BPRA frequently holds training meetings with residents in all of Bulawayo’s 29 wards covering various areas of concern to them like the Environment Act, Gender Budgeting and Local Governance laws amongst others.

BCC Imposes housing project on Pumula Residents

Pumula residents residing at St Peters, Robert Sinyoka and Methodist communities have been left helpless after Bulawayo city council officials once again told them that 197 families from Killerney and Trenance squatter camps would be brought to live amongst them as soon as an International Organisation of Migration (IOM) housing project is completed.

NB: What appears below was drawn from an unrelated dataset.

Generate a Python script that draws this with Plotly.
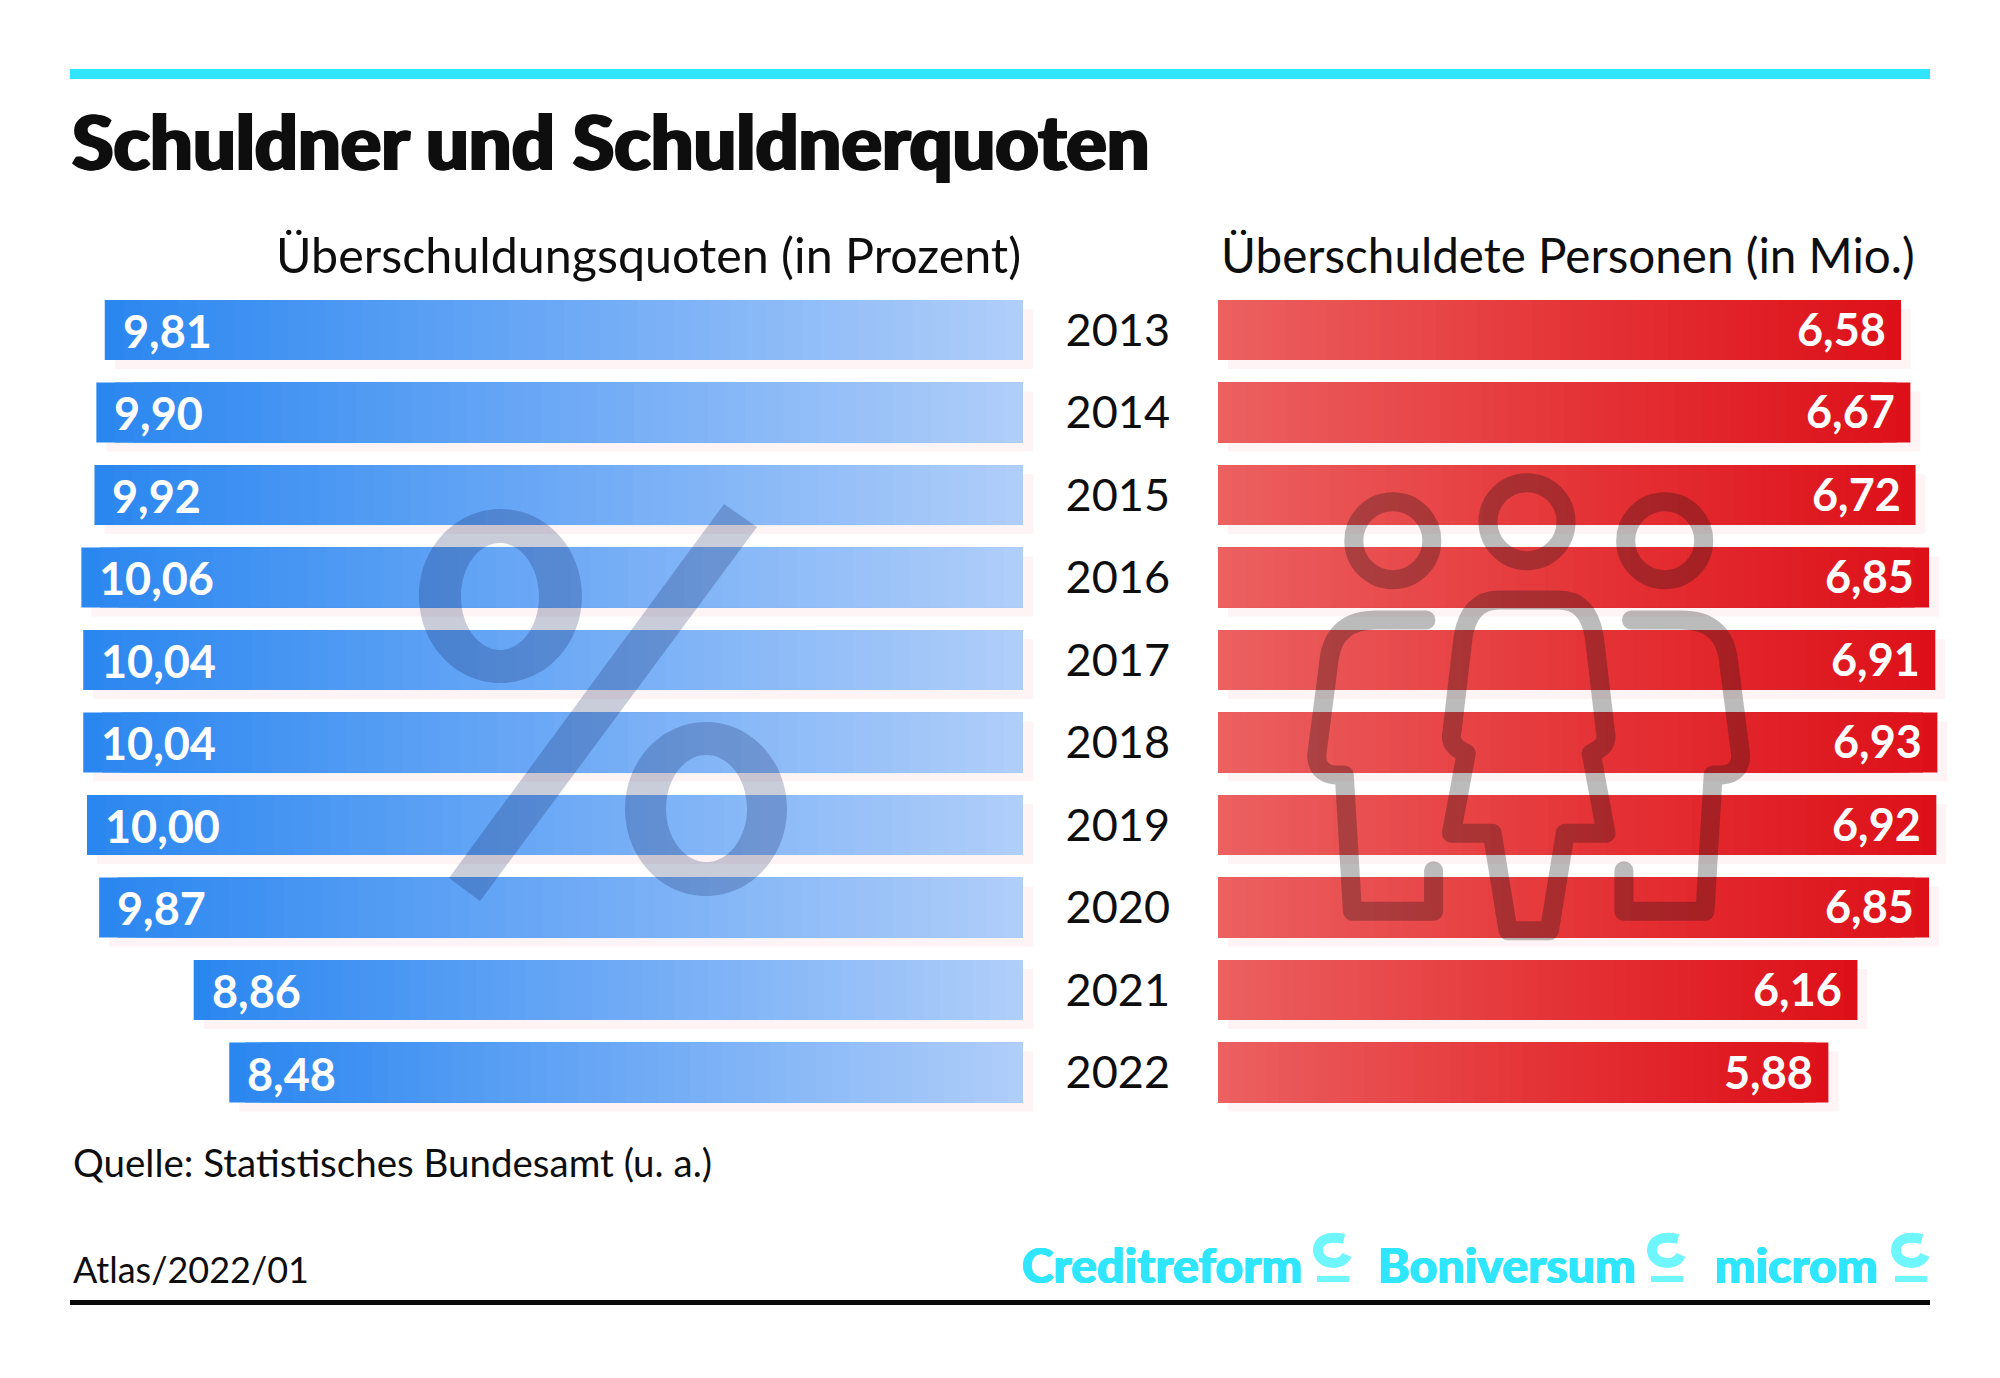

In February, the same residents rejected a proposal by the Bulawayo City Council (BCC) in conjunction with the IOM to resettle squatters from these areas, sighting that they too have been awaiting stands from BCC in the same area since 1998. They also raised concerns that the project could lead to a high crime rate and conflict in the area as most people living in the squatter camps are unemployed and not registered as citizens of Zimbabwe. While the project still aims to settle 197 families, nothing was said in the latest meeting held last Friday (18 May 2012) on whether the project still aimed to benefit 15 families already living in squalid conditions in Pumula.

In the latest meeting addressed by the Mayor of Bulawayo and officials from IOM, truckloads of beneficiaries from Killarney and Trenence were bussed in to be addressed together with their new neighbours who were told that there was no going back on the project. Although no mention was made of what would be done about the more than decade long request for stands by the older residents  in the previous meeting the City Council Director of Housing and Community Services, assured residents that there was abundant space in the area and had also promised the that land would be allocated to them in the future. He had also assured residents that the people to be resettled in the area had been vetted and would pose no threat.

However, the BPRA chairperson for ward 17 said it was said that since the last meeting people had been cowed into accepting something the community as a whole had taken a stand to reject. He said this time the residents were not even given an opportunity to air their views to the mayor but just listened as they were told that new home owners would be moving into the area.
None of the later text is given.